■ GIVEN PROBLEM:
Copy out each line of the data that holds the word "this".

-- START OF RECORDED INFORMATION --

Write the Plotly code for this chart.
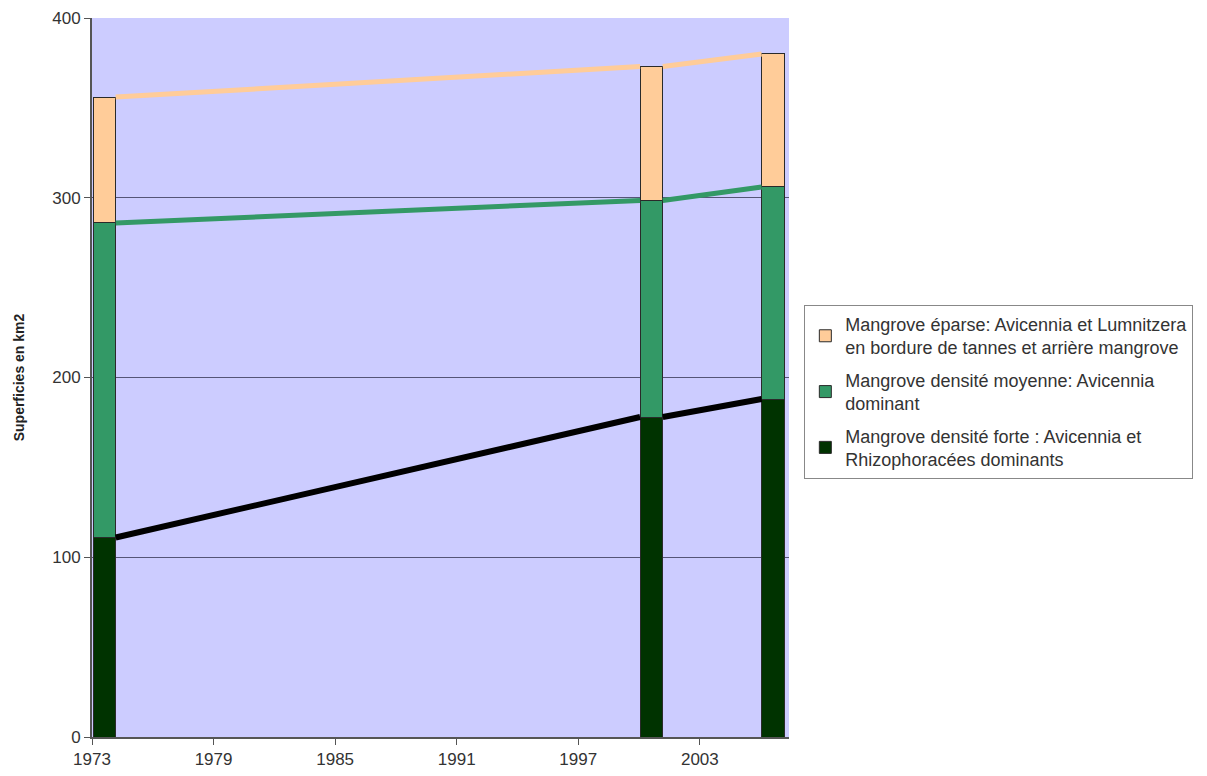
import plotly.graph_objects as go

years = [1973, 2000, 2006]
dense = [111, 178, 188]
medium = [175, 120.5, 118]
sparse = [70, 74.5, 74]

names = [
    "Mangrove densité forte : Avicennia et<br>Rhizophoracées dominants",
    "Mangrove densité moyenne: Avicennia<br>dominant",
    "Mangrove éparse: Avicennia et Lumnitzera<br>en bordure de tannes et arrière mangrove",
]
colors = ["#003300", "#339966", "#FFCC99"]
line_colors = ["#000000", "#339966", "#FFCC99"]
tick_years = [1973, 1979, 1985, 1991, 1997, 2003]

bar_offset = 0.05
bar_width = 1.12

series = [dense, medium, sparse]
fig = go.Figure()

# series lines connecting the tops of each stacked segment
cum = [0] * len(years)
tops = []
for s in series:
    cum = [c + v for c, v in zip(cum, s)]
    tops.append(list(cum))

for top, lc, w in zip(tops, line_colors, [6, 5, 5]):
    xs, ys = [], []
    for i in range(len(years) - 1):
        xs += [years[i] + bar_offset + bar_width, years[i + 1] + bar_offset, None]
        ys += [top[i], top[i + 1], None]
    fig.add_trace(go.Scatter(x=xs, y=ys, mode="lines", line=dict(color=lc, width=w),
                             showlegend=False, hoverinfo="skip"))

for k, (s, n, c) in enumerate(zip(series, names, colors)):
    fig.add_trace(go.Bar(x=years, y=s, name=n, offset=bar_offset, width=bar_width,
                         legendgroup=f"g{k}", legendrank=10 - k,
                         marker=dict(color=c, line=dict(color="#2a2a2a", width=1))))

fig.update_layout(
    width=1207, height=776,
    barmode="stack",
    paper_bgcolor="white",
    plot_bgcolor="#CCCCFF",
    margin=dict(l=84, r=426, t=10, b=47, autoexpand=False),
    font=dict(family="Liberation Sans, Arial, sans-serif", color="#333333", size=17),
    legend=dict(
        x=1.022, y=0.601, xanchor="left", yanchor="top",
        traceorder="grouped",
        bordercolor="#888888", borderwidth=1,
        font=dict(size=18, color="#333333"),
        tracegroupgap=6,
    ),
    showlegend=True,
)
fig.update_xaxes(
    range=[1973, 2007.4], tickvals=tick_years, ticktext=[str(t) for t in tick_years],
    ticks="outside", ticklen=6, tickcolor="#555555", showgrid=False,
    showline=True, linecolor="#555555", linewidth=2, zeroline=False, automargin=False,
    tickfont=dict(size=17, color="#333333"),
)
fig.update_yaxes(
    range=[0, 400], tickvals=[0, 100, 200, 300, 400],
    ticks="outside", ticklen=6, tickcolor="#555555",
    showgrid=True, gridcolor="#555577", gridwidth=1,
    showline=True, linecolor="#555555", linewidth=2, zeroline=False, automargin=False,
    tickfont=dict(size=17, color="#333333"),
    title=dict(text="<b>Superficies en km2</b>", font=dict(size=14, color="#222222"), standoff=24),
)

fig.write_html("out.html")
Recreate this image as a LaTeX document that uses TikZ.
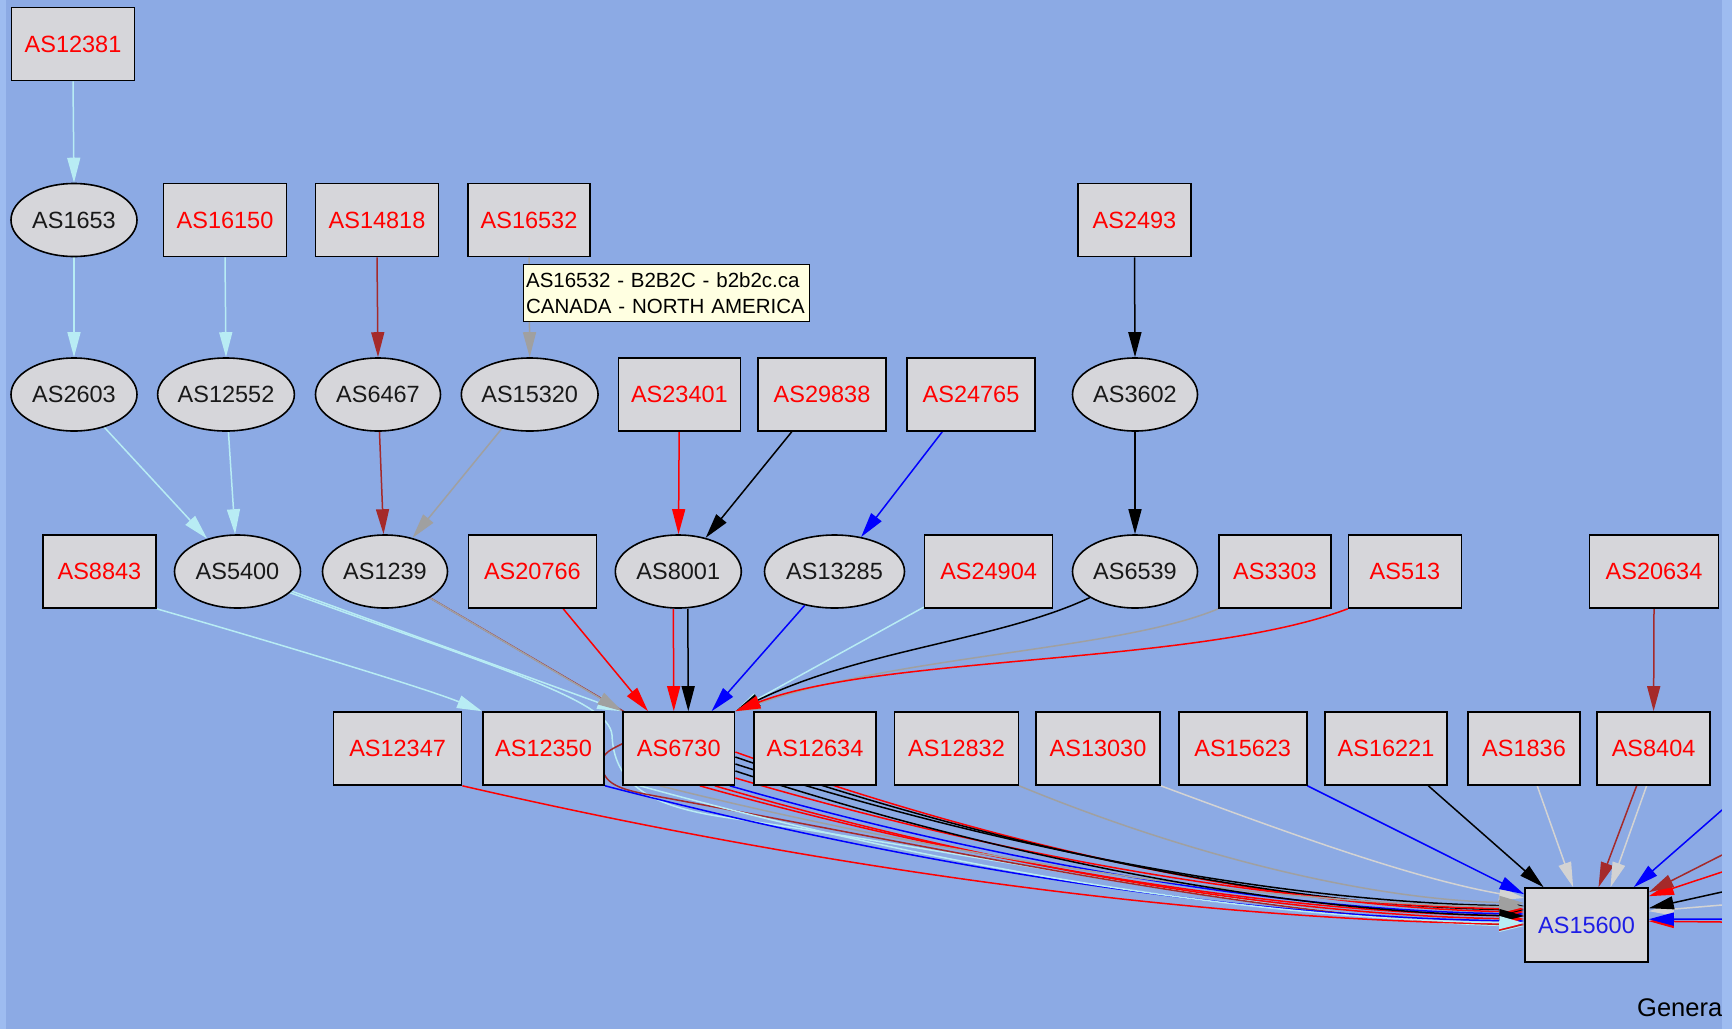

-- END OF RECORDED INFORMATION --

■ REPLY TO THE EXERCISE:
Write the Plotly code for this chart.
Recreate this image as a LaTeX document that uses TikZ.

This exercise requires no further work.